Farrell joined the firm as head of operations. He was previously in charge of 360 Boston Pizza restaurants in Canada, and Brooke says he has really helped him evolve from having a small family business mentality to that of a larger operation.

Brooke has had inspiration on that front from a young age. His father was in retail, selling cashmere in about 40 shops that he ran. He undoubtedly influenced his son’s decision to study business and economics at university, even though his true passion in life was cooking, inherited from his cookery teacher mother.

Scary and tough

Even at that time in his life, Brooke sounds like he was incredibly focused and driven, with his sights firmly set on a goal of opening his own scaleable restaurant business (having just one restaurant is something he can imagine himself doing in later life). After uni, he joined D&D London’s management training programme, where he recalls the six months he spent in the kitchens as the hardest thing he has ever done.

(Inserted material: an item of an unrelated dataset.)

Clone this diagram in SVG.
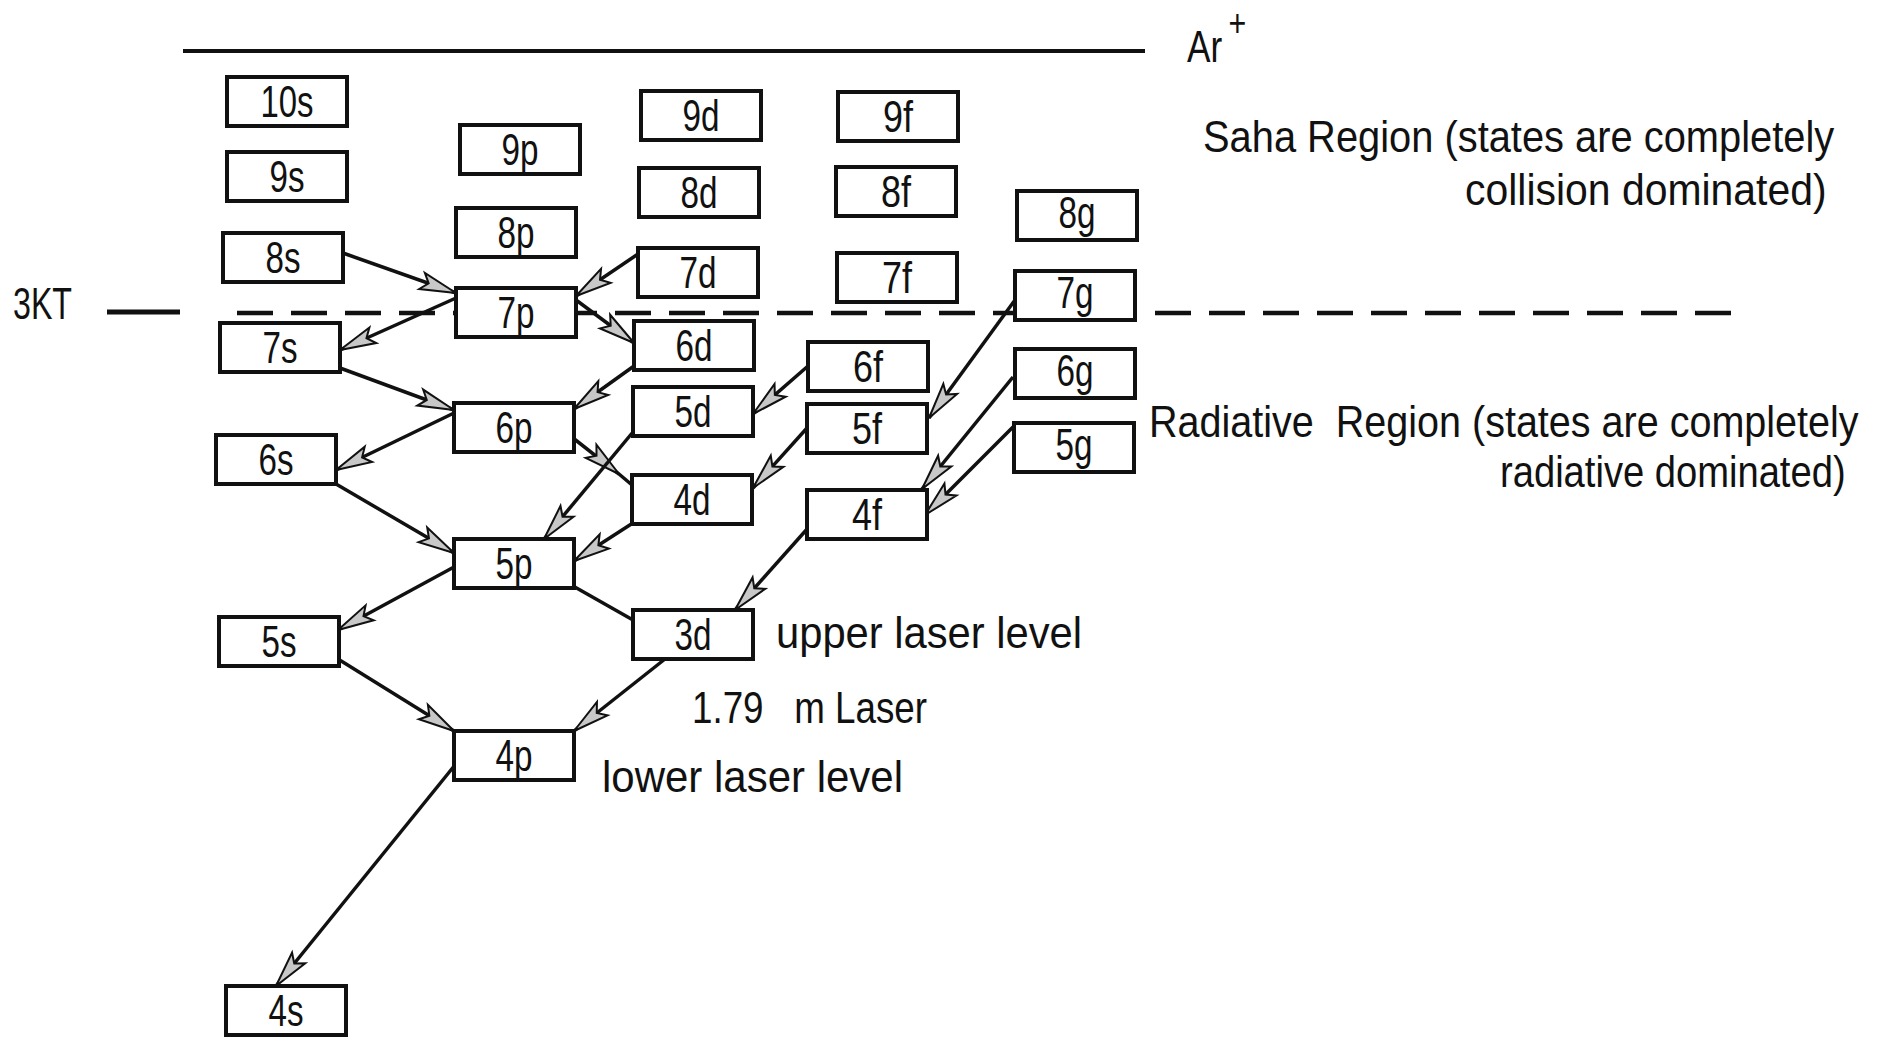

“It was scary and tough, like a military operation, and it was not polite. At times, I came close to walking out in tears. But the value was huge,” he says.

At the end of the 18-month programme, he did not get the job he felt should be the next step towards his target of opening his own restaurant business, so he joined Carluccio’s as an assistant manager and also gained experience in the fine-dining events sector, serving people including Simon Cowell and the Queen.

Seeing the food coming out of the kitchens is, to this day, the bit of the business he loves most.

He admits it can sometimes be “terrifying” living his life by numbers, as he puts it, but feels “I am one of the luckiest people in the world”, to be fulfilling his long-held ambitions.

Brooke is also a father himself now, to a three-year-old and a one-year-old, and sees parallels between parenthood and running a business: “You’re never sure you’re doing either right.”

If it wasn’t for his youthful looks, you would be hard-pressed to guess Brooke is still only 32, given what he has achieved so far and his clear vision for where he wants to go.